Why would he do that?
Why would we turn our backs on God after all he's done for us?
Judas might have thought he was doing the right thing. I don't know. I don't think he did. He wasn't a good guy. It turns out he had Satan in his heart.
He was in the company of people that were believers in Jesus Christ, and yet he allowed Satan to fill him. That gives me a bit of pause today, a little bit of caution, knowing that in a church, in any church, there can be this time where there are people, they look like they fit in. They look like they blend in. It could be one of you. I don't know.
Y' all are gonna be like, nobody says, is it me? They're like, is it the person next to me? You know, and you're doing all the right stuff, but somehow you're like, I'm just not ready to submit to Christ. And so you start letting the things of the evil one of the tempter of Satan into your life.
Judas had decided that he would take some money and turn on Jesus. Maybe Jesus had failed what he thought Jesus would be. You know, like, he thought Jesus was going to come in and overthrow the Roman leaders and the Roman rulers and take back the city for the cause of the people of Israel, for the name of God. Maybe he thought Jesus was going to do that. Maybe he thought that he would have a little bit more like power and authority himself because Jesus was going to turn him loose and give him some kind of authority.
Who knows? Whatever reason it is, Judas might have thought somehow that he was doing the right thing because he says, if I betray Jesus, then he'll stand up, he'll raise up in power and overthrow these people. Maybe I've just got to push Jesus to do the right thing. See, so many times the way that we betray Christ is trying to make him move and do things on our time schedule, on our time frame. We're like, lord, here's what I thought you would have done in my life by now.
So I'm just going to do that. Think of Abraham and Sarah. God's promised, Abraham, you're going to have a son. And they weren't having any sons, and they're getting pretty old. And so Sarah's like, hey, what if you just sleep with my servant girl?
And we can call that my child. Your child, you know, like the one that God promised. And Abraham's like, sounds good. She's young, you know, she's. Yeah, all that stuff.
Like, I'm gonna stop there before I get myself into trouble. Like, he just, he's. He's sold on the program, you know, and then it turns out to be really bad. And then his wife later is like, this is your fault. And he's like, I don't remember the story going that way.
There's so many times we try to push along and do things that even things that God has promised he will do. And we say, you're not doing it fast enough.
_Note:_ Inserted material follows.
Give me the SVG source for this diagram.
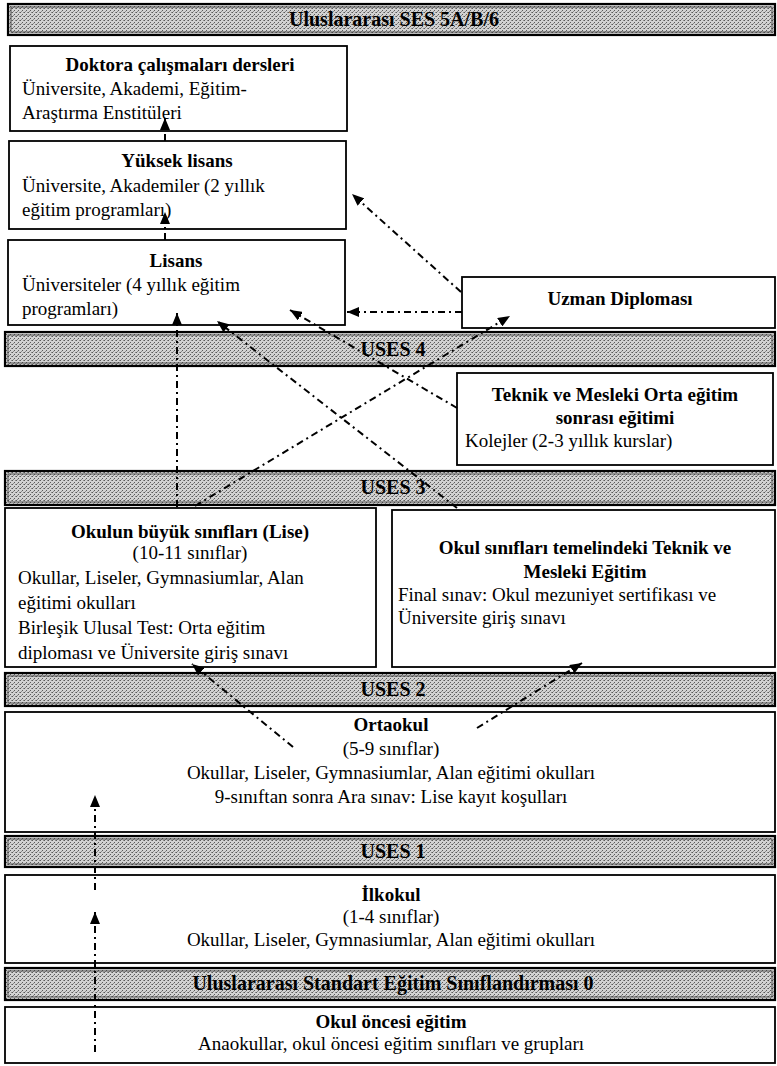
<svg xmlns="http://www.w3.org/2000/svg" width="777" height="1066" viewBox="0 0 777 1066">
<defs>
  <pattern id="stip" width="4" height="4" patternUnits="userSpaceOnUse">
    <rect width="4" height="4" fill="#d2d2d2"/>
    <rect x="0" y="0" width="1" height="1" fill="#5a5a5a"/>
    <rect x="2" y="2" width="1" height="1" fill="#5a5a5a"/>
    <rect x="3" y="0" width="1" height="1" fill="#8c8c8c"/>
    <rect x="1" y="3" width="1" height="1" fill="#8c8c8c"/>
  </pattern>
  <marker id="ah" markerUnits="userSpaceOnUse" markerWidth="12" markerHeight="10" refX="12" refY="5" orient="auto">
    <path d="M0,0 L12,5 L0,10 z" fill="#000"/>
  </marker>
</defs>
<style>
  .band { fill: url(#stip); stroke: #000; stroke-width: 2.2; }
  .bandin { fill: none; stroke: #333; stroke-width: 0.8; }
  .box { fill: #fff; stroke: #000; stroke-width: 1.8; }
  text { font-family: "Liberation Serif", "Times New Roman", serif; font-size: 19px; fill: #000; }
  .b { font-weight: bold; }
  .c { text-anchor: middle; }
  .bl { font-weight: bold; font-size: 20px; text-anchor: middle; }
  .con { fill: none; stroke: #000; stroke-width: 2; stroke-dasharray: 7 4 2 4; marker-end: url(#ah); }
</style>

<g id="band-ses56">
  <rect class="band" x="8" y="4" width="767" height="31"/>
  <rect class="bandin" x="11" y="7" width="761" height="25"/>
  <text class="bl" x="394" y="26">Uluslararası SES 5A/B/6</text>
</g>

<g id="doktora">
  <rect class="box" x="10" y="46" width="337" height="85"/>
  <text class="b c" x="180" y="71">Doktora çalışmaları dersleri</text>
  <text x="22" y="95">Üniversite, Akademi, Eğitim-</text>
  <text x="22" y="119">Araştırma Enstitüleri</text>
</g>

<g id="yuksek-lisans">
  <rect class="box" x="9" y="141" width="337" height="88"/>
  <text class="b c" x="177" y="167">Yüksek lisans</text>
  <text x="22" y="192">Üniversite, Akademiler (2 yıllık</text>
  <text x="22" y="216">eğitim programları)</text>
</g>

<g id="lisans">
  <rect class="box" x="8" y="240" width="337" height="85"/>
  <text class="b c" x="176" y="267">Lisans</text>
  <text x="22" y="291">Üniversiteler (4 yıllık eğitim</text>
  <text x="22" y="315">programları)</text>
</g>

<g id="uzman">
  <rect class="box" x="462" y="277" width="313" height="51"/>
  <text class="b c" x="620" y="305">Uzman Diploması</text>
</g>

<g id="band-uses4">
  <rect class="band" x="5" y="332" width="770" height="34"/>
  <rect class="bandin" x="8" y="335" width="764" height="28"/>
  <text class="bl" x="393" y="356">USES 4</text>
</g>

<g id="teknik-orta-sonrasi">
  <rect class="box" x="457" y="373" width="316" height="92"/>
  <text class="b c" x="615" y="401">Teknik ve Mesleki Orta eğitim</text>
  <text class="b c" x="615" y="424">sonrası eğitimi</text>
  <text x="465" y="447">Kolejler (2-3 yıllık kurslar)</text>
</g>

<g id="band-uses3">
  <rect class="band" x="5" y="471" width="770" height="34"/>
  <rect class="bandin" x="8" y="474" width="764" height="28"/>
  <text class="bl" x="393" y="494">USES 3</text>
</g>

<g id="lise">
  <rect class="box" x="5" y="508" width="371" height="159"/>
  <text class="b c" x="190" y="538">Okulun büyük sınıfları (Lise)</text>
  <text class="c" x="190" y="559">(10-11 sınıflar)</text>
  <text x="18" y="584">Okullar, Liseler, Gymnasiumlar, Alan</text>
  <text x="18" y="609">eğitimi okulları</text>
  <text x="18" y="634">Birleşik Ulusal Test: Orta eğitim</text>
  <text x="18" y="659">diploması ve Üniversite giriş sınavı</text>
</g>

<g id="teknik-mesleki-okul">
  <rect class="box" x="392" y="510" width="383" height="157"/>
  <text class="b c" x="585" y="554">Okul sınıfları temelindeki Teknik ve</text>
  <text class="b c" x="585" y="578">Mesleki Eğitim</text>
  <text x="398" y="601">Final sınav: Okul mezuniyet sertifikası ve</text>
  <text x="398" y="624">Üniversite giriş sınavı</text>
</g>

<g id="band-uses2">
  <rect class="band" x="5" y="673" width="770" height="33"/>
  <rect class="bandin" x="8" y="676" width="764" height="27"/>
  <text class="bl" x="393" y="696">USES 2</text>
</g>

<g id="ortaokul">
  <rect class="box" x="5" y="712" width="770" height="120"/>
  <text class="b c" x="391" y="731">Ortaokul</text>
  <text class="c" x="391" y="755">(5-9 sınıflar)</text>
  <text class="c" x="391" y="779">Okullar, Liseler, Gymnasiumlar, Alan eğitimi okulları</text>
  <text class="c" x="391" y="803">9-sınıftan sonra Ara sınav: Lise kayıt koşulları</text>
</g>

<g id="band-uses1">
  <rect class="band" x="5" y="836" width="770" height="31"/>
  <rect class="bandin" x="8" y="839" width="764" height="25"/>
  <text class="bl" x="393" y="858">USES 1</text>
</g>

<g id="ilkokul">
  <rect class="box" x="5" y="875" width="770" height="88"/>
  <text class="b c" x="391" y="901">İlkokul</text>
  <text class="c" x="391" y="923">(1-4 sınıflar)</text>
  <text class="c" x="391" y="946">Okullar, Liseler, Gymnasiumlar, Alan eğitimi okulları</text>
</g>

<g id="band-uses0">
  <rect class="band" x="5" y="968" width="770" height="32"/>
  <rect class="bandin" x="8" y="971" width="764" height="26"/>
  <text class="bl" x="393" y="990">Uluslararası Standart Eğitim Sınıflandırması 0</text>
</g>

<g id="okul-oncesi">
  <rect class="box" x="5" y="1007" width="770" height="56"/>
  <text class="b c" x="391" y="1028">Okul öncesi eğitim</text>
  <text class="c" x="391" y="1050">Anaokullar, okul öncesi eğitim sınıfları ve grupları</text>
</g>

<g id="connectors">
  <path class="con" d="M165,141 L165,118"/>
  <path class="con" d="M165,240 L165,212"/>
  <path class="con" d="M177,507 L177,313"/>
  <path class="con" d="M195,506 L510,316"/>
  <path class="con" d="M461,292 L352,194"/>
  <path class="con" d="M462,312 L347,312"/>
  <path class="con" d="M457,408 L290,310"/>
  <path class="con" d="M457,508 L217,321"/>
  <path class="con" d="M293,747 L192,664"/>
  <path class="con" d="M477,728 L582,663"/>
  <path class="con" d="M95,1052 L95,912"/>
  <path class="con" d="M95,890 L95,795"/>
</g>
</svg>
I want you to do it now. So I'm going to manipulate the situation. I'm going to push in a way that will force you to do it now, force you to do it my way.
For all we know, that's what Judas was doing. And so often we look a whole lot more like Judas, or at least his actions than the others. What I want to wrap up with and encourage you today is this. The new covenant is one that you aren't automatically dragged into or brought into. You have to choose to live under that new covenant.
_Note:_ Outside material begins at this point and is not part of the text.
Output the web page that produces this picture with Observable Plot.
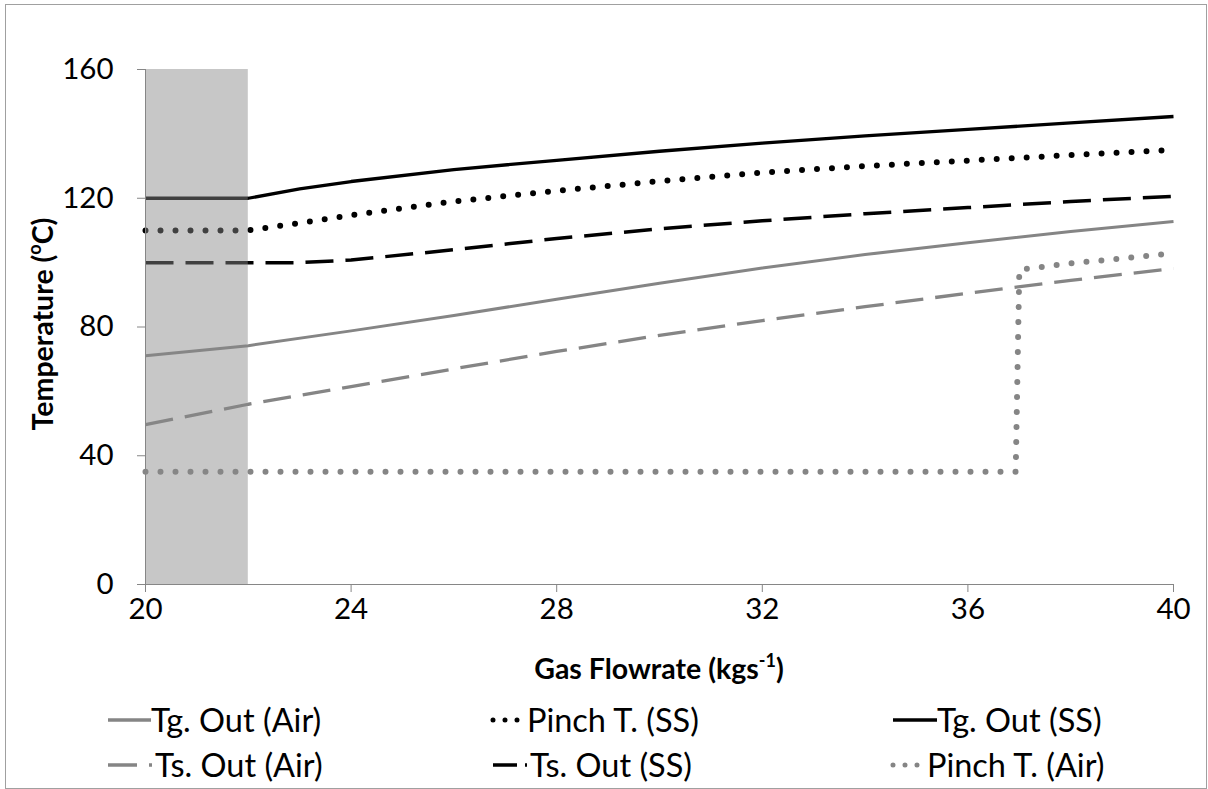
<!DOCTYPE html>
<html>
<head>
<meta charset="utf-8">
<script src="https://cdn.jsdelivr.net/npm/d3@7"></script>
<script src="https://cdn.jsdelivr.net/npm/@observablehq/plot@0.6"></script>
<style>
  html, body { margin: 0; padding: 0; background: #fff; }
  body { width: 1208px; height: 789px; position: relative; overflow: hidden; font-family: Lato, "Open Sans", sans-serif; }
  #frame { position: absolute; left: 5px; top: 4px; width: 1202px; height: 785px; box-sizing: border-box; border: 1px solid #a0a0a0; pointer-events: none; }
  #chart { position: absolute; left: 0; top: 0; }
  .leg { position: absolute; display: flex; align-items: center; font-size: 32.5px; line-height: 1; color: #000; white-space: nowrap; }
  .leg svg { display: block; flex: none; }
</style>
</head>
<body>
<div id="chart"></div>
<div id="legend"></div>
<div id="frame"></div>
<script>
// ---- data ----
const flowA = [20, 22, 24, 26, 28, 30, 32, 34, 36, 38, 40];
const tgOutAir = [71.1, 74.2, 78.8, 83.6, 88.6, 93.6, 98.3, 102.5, 106.2, 109.7, 112.8];
const tsOutAir = [49.7, 56.0, 61.5, 67.0, 72.4, 77.4, 82.0, 86.3, 90.5, 94.5, 98.2];
const flowTgSS = [20, 22, 23, 24, 26, 28, 30, 32, 34, 36, 38, 40];
const tgOutSS = [120, 120, 122.9, 125.2, 128.9, 131.8, 134.6, 137.1, 139.4, 141.4, 143.4, 145.4];
const flowPinchSS = [20, 22, 23, 24, 26, 28, 30, 32, 34, 36, 38, 40];
const pinchSS = [110, 110, 112.3, 114.7, 119.0, 122.3, 125.3, 128.0, 130.0, 131.7, 133.4, 135.0];
const flowTsSS = [20, 22, 23, 24, 26, 28, 30, 32, 34, 36, 38, 40];
const tsOutSS = [100, 100, 100, 100.8, 104.0, 107.5, 110.5, 113.0, 115.2, 117.1, 119.0, 120.6];
const flowPinchAir = [20, 36.93, 37.0, 38, 39, 40];
const pinchAir = [35, 35, 97.8, 99.8, 101.3, 102.9];
const bandStart = [20], bandEnd = [22];
const xTicks = [20, 24, 28, 32, 36, 40];
const yTicks = [0, 40, 80, 120, 160];

const seriesNames = ["Tg. Out (Air)", "Pinch T. (SS)", "Tg. Out (SS)", "Ts. Out (Air)", "Ts. Out (SS)", "Pinch T. (Air)"];

// ---- styles ----
const GRAY = "#858585", BLACK = "#000";
const styles = {
  "Tg. Out (Air)":  {stroke: GRAY,  dash: null,    width: 3,   cap: "butt"},
  "Pinch T. (SS)":  {stroke: BLACK, dash: "0 15",  width: 6,   cap: "round"},
  "Tg. Out (SS)":   {stroke: BLACK, dash: null,    width: 3.3, cap: "butt"},
  "Ts. Out (Air)":  {stroke: GRAY,  dash: "28 12", width: 3.3, cap: "butt"},
  "Ts. Out (SS)":   {stroke: BLACK, dash: "28 12", width: 3.5, cap: "butt"},
  "Pinch T. (Air)": {stroke: GRAY,  dash: "0 15",  width: 6,   cap: "round"}
};

const toRows = (xs, ys) => xs.map((x, i) => ({x, y: ys[i]}));
const series = {
  "Tg. Out (Air)": toRows(flowA, tgOutAir),
  "Pinch T. (SS)": toRows(flowPinchSS, pinchSS),
  "Tg. Out (SS)": toRows(flowTgSS, tgOutSS),
  "Ts. Out (Air)": toRows(flowA, tsOutAir),
  "Ts. Out (SS)": toRows(flowTsSS, tsOutSS),
  "Pinch T. (Air)": toRows(flowPinchAir, pinchAir)
};

const drawOrder = ["Pinch T. (Air)", "Ts. Out (Air)", "Tg. Out (Air)", "Ts. Out (SS)", "Pinch T. (SS)", "Tg. Out (SS)"];
const lineMarks = drawOrder.map(name => {
  const s = styles[name];
  return Plot.line(series[name], {
    x: "x", y: "y", stroke: s.stroke, strokeWidth: s.width,
    strokeDasharray: s.dash || undefined, strokeLinecap: s.cap, strokeLinejoin: "round"
  });
});

const band = bandStart.map((b, i) => ({x1: b, x2: bandEnd[i], y1: yTicks[0], y2: yTicks[yTicks.length - 1]}));

const chart = Plot.plot({
  width: 1208,
  height: 700,
  marginLeft: 145,
  marginRight: 35,
  marginTop: 69,
  marginBottom: 116,
  x: {domain: [20, 40]},
  y: {domain: [0, 160]},
  style: {fontFamily: "Lato, 'Open Sans', sans-serif", fontSize: "29.5px", color: "#000", background: "transparent", overflow: "visible"},
  marks: [
    ...lineMarks,
    Plot.rect(band, {x1: "x1", x2: "x2", y1: "y1", y2: "y2", fill: "#898989", fillOpacity: 0.47}),
    Plot.ruleX([20], {stroke: "#868686", strokeWidth: 1}),
    Plot.ruleY([0], {stroke: "#868686", strokeWidth: 1}),
    Plot.axisX({ticks: xTicks, tickSize: 8, tickPadding: 6, stroke: "#868686", fill: "#000", label: null, tickFormat: d => String(d)}),
    Plot.axisY({ticks: yTicks, tickSize: 8, tickPadding: 24, stroke: "#868686", fill: "#000", label: null, tickFormat: d => String(d)})
  ]
});
document.getElementById("chart").appendChild(chart);

// axis titles with superscripts
const svg = d3.select(chart);
const yt = svg.append("text")
  .attr("transform", "translate(46,324) rotate(-90)")
  .attr("text-anchor", "middle").attr("dominant-baseline", "middle")
  .attr("font-weight", "bold").attr("font-size", 28.5).attr("fill", "#000");
yt.append("tspan").text("Temperature (");
yt.append("tspan").attr("font-size", 18).attr("dy", -10).text("o");
yt.append("tspan").attr("dy", 10).text("C)");

const xt = svg.append("text")
  .attr("x", 659).attr("y", 672)
  .attr("text-anchor", "middle").attr("dominant-baseline", "middle")
  .attr("font-weight", "bold").attr("font-size", 28.5).attr("fill", "#000");
xt.append("tspan").text("Gas Flowrate (kgs");
xt.append("tspan").attr("font-size", 18).attr("dy", -10).text("-1");
xt.append("tspan").attr("dy", 10).text(")");

// legend (HTML, below the svg)
const legendPos = {
  "Tg. Out (Air)":  {left: 108, top: 720, sw: 43, gap: 0},
  "Pinch T. (SS)":  {left: 490, top: 720, sw: 30, gap: 7},
  "Tg. Out (SS)":   {left: 893, top: 720, sw: 44, gap: 0},
  "Ts. Out (Air)":  {left: 108, top: 765, sw: 44, gap: 3},
  "Ts. Out (SS)":   {left: 493, top: 765, sw: 34, gap: 3},
  "Pinch T. (Air)": {left: 890, top: 765, sw: 30, gap: 7}
};
const leg = document.getElementById("legend");
seriesNames.forEach(name => {
  const s = styles[name], p = legendPos[name];
  const div = document.createElement("div");
  div.className = "leg";
  div.style.left = p.left + "px";
  div.style.top = (p.top - 17) + "px";
  div.style.height = "34px";
  const ns = "http://www.w3.org/2000/svg";
  const sv = document.createElementNS(ns, "svg");
  sv.setAttribute("width", p.sw); sv.setAttribute("height", 12);
  const ln = document.createElementNS(ns, "line");
  const isDot = s.dash === "0 15";
  ln.setAttribute("x1", isDot ? 3 : 0); ln.setAttribute("x2", p.sw);
  ln.setAttribute("y1", 6); ln.setAttribute("y2", 6);
  ln.setAttribute("stroke", s.stroke);
  ln.setAttribute("stroke-width", isDot ? 5 : 3.3);
  ln.setAttribute("stroke-linecap", s.cap);
  if (isDot) ln.setAttribute("stroke-dasharray", "0 12");
  else if (s.dash) ln.setAttribute("stroke-dasharray", p.sw > 40 ? "29 12" : "24 8");
  sv.appendChild(ln);
  div.appendChild(sv);
  const t = document.createElement("span");
  t.textContent = name;
  t.style.marginLeft = p.gap + "px";
  div.appendChild(t);
  leg.appendChild(div);
});
</script>
</body>
</html>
You have to choose that you want the blood of Christ to be effective in your life. You have to choose to be what the scripture calls us as born again. See John, the Gospel of John tells us in chapter three that there's a Pharisee named Nicodemus who met with Jesus. And he's like, we know you're a prophet. We know you're a good teacher, but we don't know what you're saying.
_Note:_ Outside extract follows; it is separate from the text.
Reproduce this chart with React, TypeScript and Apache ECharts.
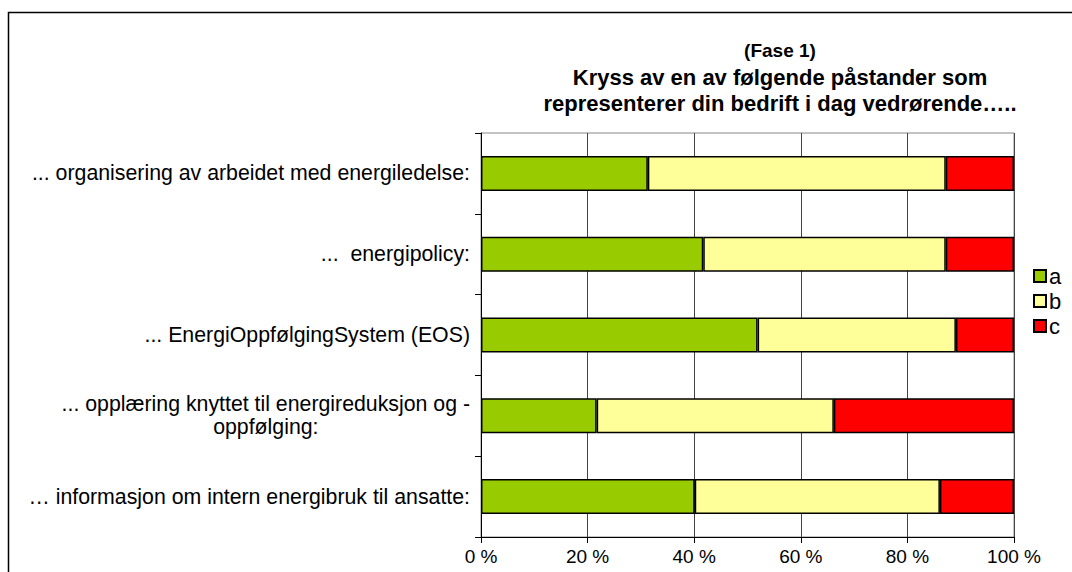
import React, { useEffect, useRef } from "react";
import * as echarts from "echarts";

const categories = [
  "... organisering av arbeidet med energiledelse:",
  "...  energipolicy:",
  "... EnergiOppfølgingSystem (EOS)",
  "... opplæring knyttet til energireduksjon og -\noppfølging:",
  "… informasjon om intern energibruk til ansatte:",
];
const seriesA = [31.3, 41.7, 51.9, 21.7, 40.1];
const seriesB = [55.9, 45.5, 37.2, 44.5, 46.0];
const seriesC = [12.8, 12.8, 10.9, 33.8, 13.9];
const xTicks = [0, 20, 40, 60, 80, 100];
const titleTop = "(Fase 1)";
const titleMain = "Kryss av en av følgende påstander som\nrepresenterer din bedrift i dag vedrørende…..";

const FONT = "'Liberation Sans', Arial, sans-serif";

export default function App() {
  const ref = useRef<HTMLDivElement>(null);
  useEffect(() => {
    if (!ref.current) return;
    const chart = echarts.init(ref.current, null, { renderer: "svg" });
    const mk = (name: string, data: number[], color: string) => ({
      name,
      type: "bar",
      stack: "total",
      data,
      barWidth: 35,
      itemStyle: { color, borderColor: "#000", borderWidth: 1.5 },
    });
    chart.setOption({
      animation: false,
      backgroundColor: "#fff",
      textStyle: { fontFamily: FONT },
      title: [
        {
          text: titleTop,
          left: 775,
          top: 36,
          textAlign: "center",
          textStyle: { fontSize: 19, fontWeight: "bold", color: "#000", fontFamily: FONT },
        },
        {
          text: titleMain,
          left: 775,
          top: 59,
          textAlign: "center",
          textStyle: { fontSize: 22, fontWeight: "bold", color: "#000", lineHeight: 26, fontFamily: FONT },
        },
      ],
      legend: {
        orient: "vertical",
        left: 1028,
        top: 260,
        itemWidth: 12,
        itemHeight: 12,
        itemGap: 3,
        icon: "rect",
        textStyle: { fontSize: 22, color: "#000", fontFamily: FONT, padding: [0, 0, 0, -2] },
        data: ["a", "b", "c"],
      },
      grid: {
        left: 481,
        right: 58,
        top: 133,
        bottom: 35,
        show: true,
        borderColor: "#888",
        borderWidth: 1,
        containLabel: false,
      },
      xAxis: {
        type: "value",
        min: xTicks[0],
        max: xTicks[xTicks.length - 1],
        interval: 20,
        axisLine: { show: true, lineStyle: { color: "#000", width: 1 } },
        axisTick: { show: true, length: 6, lineStyle: { color: "#000" } },
        splitLine: { show: true, lineStyle: { color: "#444", width: 1 } },
        axisLabel: {
          formatter: "{value} %",
          fontSize: 19,
          color: "#000",
          margin: 10,
          fontFamily: FONT,
        },
      },
      yAxis: {
        type: "category",
        inverse: true,
        data: categories,
        axisLine: { show: true, lineStyle: { color: "#000", width: 1 } },
        axisTick: { show: true, length: 6, lineStyle: { color: "#000" } },
        axisLabel: {
          fontSize: 21.3,
          color: "#000",
          margin: 11,
          lineHeight: 23,
          fontFamily: FONT,
          formatter: (v: string) =>
            v.includes("\n")
              ? v
                  .split("\n")
                  .map((l) => `{c|${l}}`)
                  .join("\n")
              : v,
          rich: {
            c: { align: "center", fontSize: 21.3, color: "#000", lineHeight: 23, fontFamily: FONT },
          },
        },
      },
      graphic: [
        {
          type: "rect",
          shape: { x: 8.5, y: 12.5, width: 1100, height: 600 },
          style: { fill: "none", stroke: "#000", lineWidth: 1.5 },
          silent: true,
        },
      ],
      series: [mk("a", seriesA, "#99CC00"), mk("b", seriesB, "#FFFF99"), mk("c", seriesC, "#FF0000")],
    });
    return () => chart.dispose();
  }, []);
  return (
    <div
      ref={ref}
      style={{ position: "absolute", left: 0, top: 0, width: 1072, height: 572 }}
    />
  );
}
I mean, I'm translating a little bit, but that's what it comes down to. And Jesus says, it comes down to this. You need a new life. You have to be born again. And so now at the moment of the Passover, Jesus is providing for that in his death that will come shortly after this, the next day.
He is providing that new birth for all mankind, for all who will accept him. And so what he does is he says, this new covenant is built in my blood, is sealed in my blood. It is my blood that cleanses you. In the book of Revelation, it talks about saints that are in heaven. And those saints are wearing white robes.
And it says, the robes were dipped in the blood of the lamb. I don't know if you've ever cut yourself and gotten it on your clothes, but it never bleaches them, does it? But the blood of Christ is that which cleanses us. And so when we talk about the new covenant, it is a cleansing covenant, a new covenant that God has made with us saying, I'm going to cleanse you. I'm going to wash you clean of your sins.
I'm going to give you a new life. And now you are adopted into the family as sons of God. Even you daughters, it's a beautiful thing, but you have to accept it.